## Begin

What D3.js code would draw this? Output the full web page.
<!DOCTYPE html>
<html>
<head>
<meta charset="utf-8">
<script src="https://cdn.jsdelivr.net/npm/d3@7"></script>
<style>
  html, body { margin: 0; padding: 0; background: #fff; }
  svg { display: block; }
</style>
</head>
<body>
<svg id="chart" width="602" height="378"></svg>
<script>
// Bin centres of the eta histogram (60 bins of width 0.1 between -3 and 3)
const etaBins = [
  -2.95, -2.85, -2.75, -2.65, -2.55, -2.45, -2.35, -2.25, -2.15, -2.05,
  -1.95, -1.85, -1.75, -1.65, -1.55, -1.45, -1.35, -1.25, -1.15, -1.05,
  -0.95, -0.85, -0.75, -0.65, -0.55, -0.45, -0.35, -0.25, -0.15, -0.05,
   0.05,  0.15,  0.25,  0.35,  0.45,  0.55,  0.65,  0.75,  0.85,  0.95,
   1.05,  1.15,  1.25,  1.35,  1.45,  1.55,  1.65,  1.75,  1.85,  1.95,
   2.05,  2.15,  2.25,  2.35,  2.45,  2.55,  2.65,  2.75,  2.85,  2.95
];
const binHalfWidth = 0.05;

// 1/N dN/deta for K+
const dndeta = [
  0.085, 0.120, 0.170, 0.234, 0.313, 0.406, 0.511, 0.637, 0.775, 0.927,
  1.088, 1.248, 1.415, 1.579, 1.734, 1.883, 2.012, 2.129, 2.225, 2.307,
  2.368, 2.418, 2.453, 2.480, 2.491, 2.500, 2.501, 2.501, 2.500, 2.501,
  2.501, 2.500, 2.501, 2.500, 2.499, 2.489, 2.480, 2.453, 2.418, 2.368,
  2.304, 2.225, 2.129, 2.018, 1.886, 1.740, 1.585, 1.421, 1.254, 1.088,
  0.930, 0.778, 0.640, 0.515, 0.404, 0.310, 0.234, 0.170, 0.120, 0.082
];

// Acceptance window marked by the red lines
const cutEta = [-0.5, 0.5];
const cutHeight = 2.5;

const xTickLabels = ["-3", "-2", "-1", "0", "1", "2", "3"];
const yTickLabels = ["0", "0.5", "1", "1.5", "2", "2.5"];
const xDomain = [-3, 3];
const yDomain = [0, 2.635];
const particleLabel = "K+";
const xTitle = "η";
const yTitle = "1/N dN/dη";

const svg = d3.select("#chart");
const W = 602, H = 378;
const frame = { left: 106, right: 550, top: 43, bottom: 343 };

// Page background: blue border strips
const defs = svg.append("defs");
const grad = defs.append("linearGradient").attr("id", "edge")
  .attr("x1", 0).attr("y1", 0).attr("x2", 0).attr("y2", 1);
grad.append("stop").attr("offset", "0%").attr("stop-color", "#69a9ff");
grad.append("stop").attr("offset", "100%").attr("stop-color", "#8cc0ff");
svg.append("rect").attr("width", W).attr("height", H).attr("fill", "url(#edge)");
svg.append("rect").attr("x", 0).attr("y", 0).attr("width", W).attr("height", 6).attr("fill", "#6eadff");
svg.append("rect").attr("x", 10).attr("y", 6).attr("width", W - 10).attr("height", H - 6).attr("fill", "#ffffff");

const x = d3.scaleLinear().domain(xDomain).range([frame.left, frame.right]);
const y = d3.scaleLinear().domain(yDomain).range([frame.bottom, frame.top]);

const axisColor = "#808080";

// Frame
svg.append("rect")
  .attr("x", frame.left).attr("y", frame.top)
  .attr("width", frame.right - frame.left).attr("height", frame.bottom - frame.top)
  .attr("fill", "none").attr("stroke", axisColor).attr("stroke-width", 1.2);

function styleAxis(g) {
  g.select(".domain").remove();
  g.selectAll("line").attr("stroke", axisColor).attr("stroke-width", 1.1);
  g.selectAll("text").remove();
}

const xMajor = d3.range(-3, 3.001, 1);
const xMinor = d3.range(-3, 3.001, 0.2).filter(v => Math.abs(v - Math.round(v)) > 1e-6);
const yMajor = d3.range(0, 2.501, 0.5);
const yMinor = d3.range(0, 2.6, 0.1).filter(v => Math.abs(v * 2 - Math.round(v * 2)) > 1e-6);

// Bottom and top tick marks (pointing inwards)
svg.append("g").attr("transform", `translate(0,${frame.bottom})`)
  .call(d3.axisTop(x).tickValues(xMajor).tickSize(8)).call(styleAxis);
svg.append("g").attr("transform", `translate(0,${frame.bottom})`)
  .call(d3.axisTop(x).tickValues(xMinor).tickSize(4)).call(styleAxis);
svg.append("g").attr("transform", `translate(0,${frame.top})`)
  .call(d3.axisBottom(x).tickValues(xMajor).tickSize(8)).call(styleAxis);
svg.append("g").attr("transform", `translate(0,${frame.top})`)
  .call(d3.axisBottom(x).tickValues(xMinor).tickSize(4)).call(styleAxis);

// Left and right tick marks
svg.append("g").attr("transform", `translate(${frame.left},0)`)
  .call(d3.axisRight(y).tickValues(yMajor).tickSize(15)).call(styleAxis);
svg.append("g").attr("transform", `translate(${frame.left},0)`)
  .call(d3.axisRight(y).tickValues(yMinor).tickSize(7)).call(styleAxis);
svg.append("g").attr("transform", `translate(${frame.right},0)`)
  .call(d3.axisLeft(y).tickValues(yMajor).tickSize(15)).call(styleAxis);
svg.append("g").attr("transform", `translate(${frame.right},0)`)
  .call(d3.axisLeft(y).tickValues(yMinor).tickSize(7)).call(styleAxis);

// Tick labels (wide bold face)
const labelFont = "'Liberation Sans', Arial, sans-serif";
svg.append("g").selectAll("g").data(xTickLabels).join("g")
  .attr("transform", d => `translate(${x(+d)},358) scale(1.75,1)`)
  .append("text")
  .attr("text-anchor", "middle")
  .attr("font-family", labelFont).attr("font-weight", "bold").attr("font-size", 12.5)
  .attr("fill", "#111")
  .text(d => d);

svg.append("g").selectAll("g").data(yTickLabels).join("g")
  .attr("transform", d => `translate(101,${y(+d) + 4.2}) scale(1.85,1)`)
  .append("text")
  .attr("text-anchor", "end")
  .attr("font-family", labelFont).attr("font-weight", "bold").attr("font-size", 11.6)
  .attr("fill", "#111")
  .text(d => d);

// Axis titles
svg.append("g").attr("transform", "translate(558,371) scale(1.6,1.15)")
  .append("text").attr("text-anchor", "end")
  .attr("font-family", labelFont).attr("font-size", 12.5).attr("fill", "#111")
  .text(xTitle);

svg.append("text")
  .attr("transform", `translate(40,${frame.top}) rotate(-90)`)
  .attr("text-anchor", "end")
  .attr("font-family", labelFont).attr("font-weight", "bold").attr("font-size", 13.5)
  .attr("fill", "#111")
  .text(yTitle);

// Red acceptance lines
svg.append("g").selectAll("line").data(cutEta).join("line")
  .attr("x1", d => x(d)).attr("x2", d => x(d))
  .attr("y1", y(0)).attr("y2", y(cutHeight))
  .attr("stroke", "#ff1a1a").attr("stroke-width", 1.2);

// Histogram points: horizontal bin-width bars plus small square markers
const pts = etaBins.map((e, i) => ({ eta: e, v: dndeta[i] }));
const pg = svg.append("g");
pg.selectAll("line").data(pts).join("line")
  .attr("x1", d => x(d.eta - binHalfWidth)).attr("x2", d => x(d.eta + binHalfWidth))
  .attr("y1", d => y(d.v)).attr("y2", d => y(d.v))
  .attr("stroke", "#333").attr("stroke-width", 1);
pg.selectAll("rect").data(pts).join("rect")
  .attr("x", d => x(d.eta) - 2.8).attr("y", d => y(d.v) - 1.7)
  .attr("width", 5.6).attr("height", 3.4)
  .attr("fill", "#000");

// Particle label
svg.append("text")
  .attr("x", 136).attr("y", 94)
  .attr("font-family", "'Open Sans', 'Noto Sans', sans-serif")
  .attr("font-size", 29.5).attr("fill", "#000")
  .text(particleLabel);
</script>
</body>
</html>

## End
## Begin

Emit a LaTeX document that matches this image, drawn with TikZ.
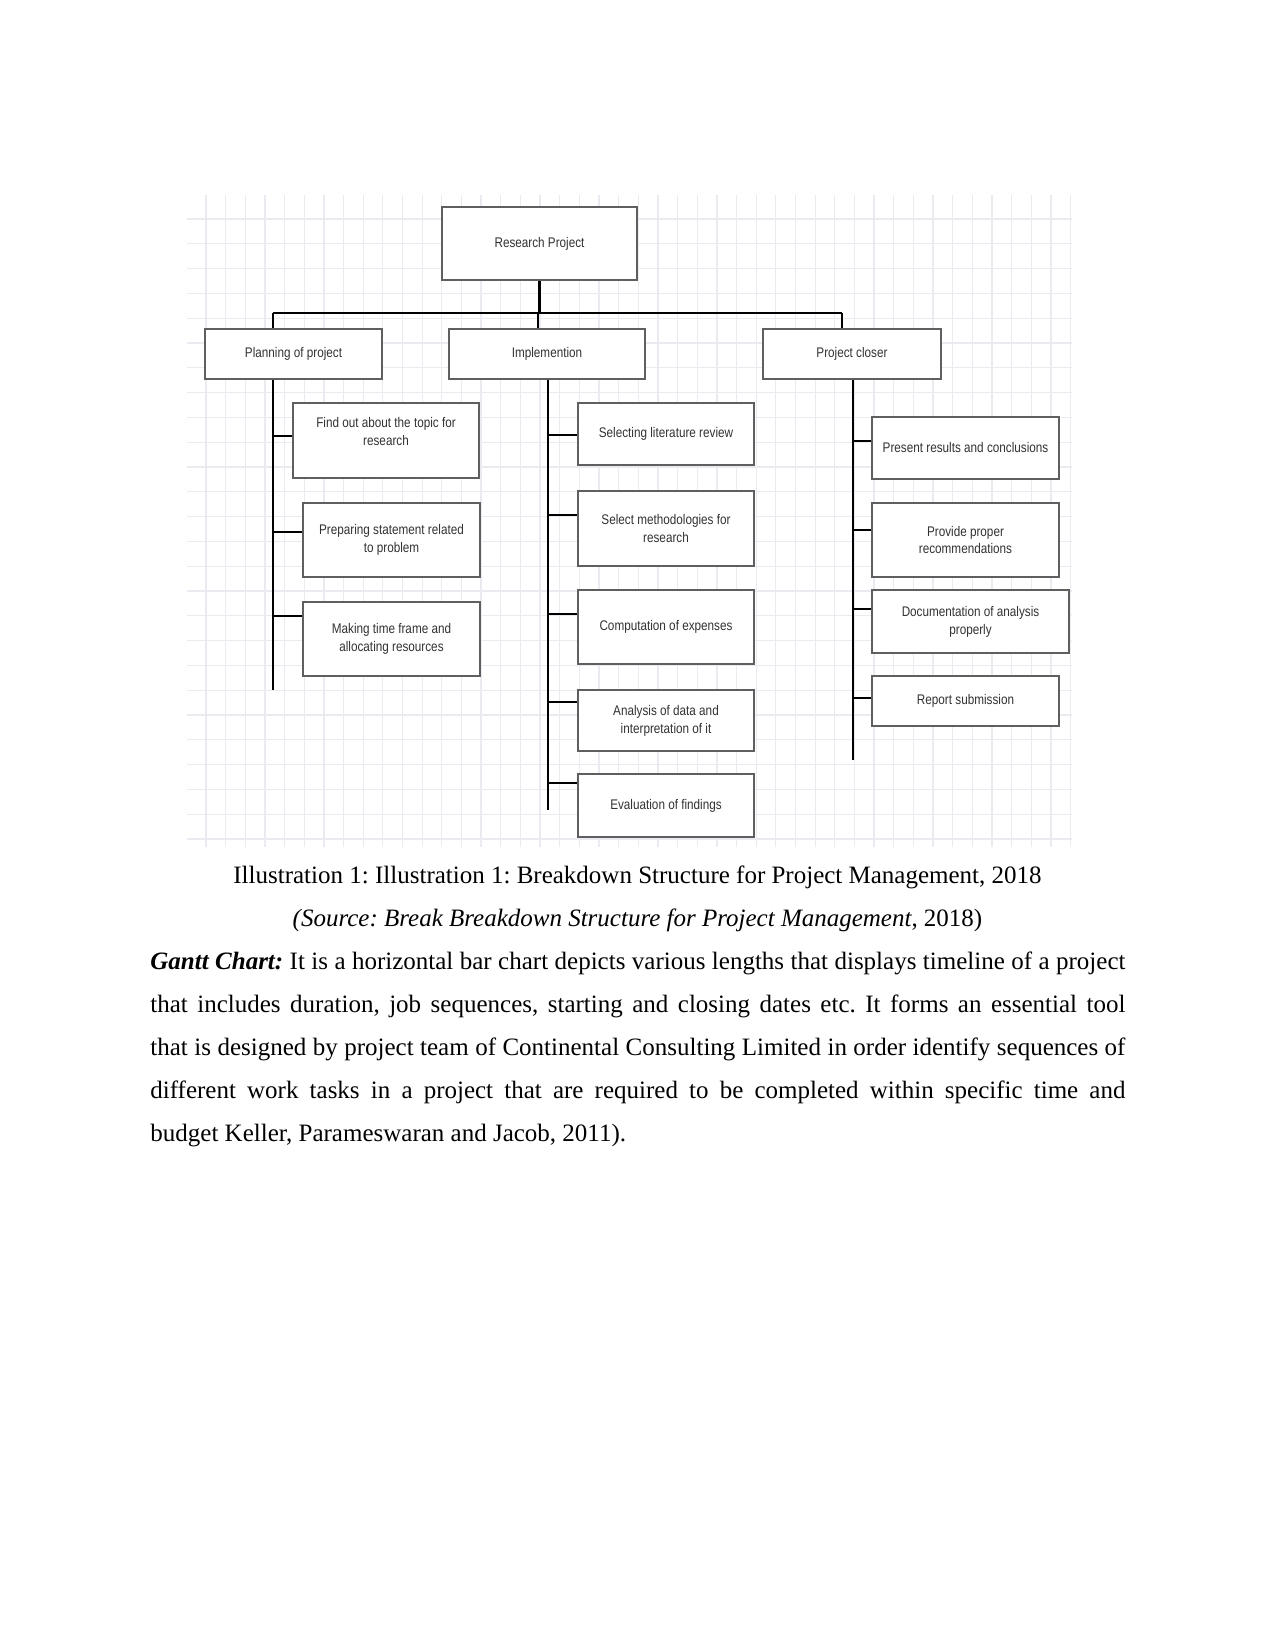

## End

Of the lines above, copy each that contains "this".

What D3.js code would draw this? Output the full web page.
Emit a LaTeX document that matches this image, drawn with TikZ.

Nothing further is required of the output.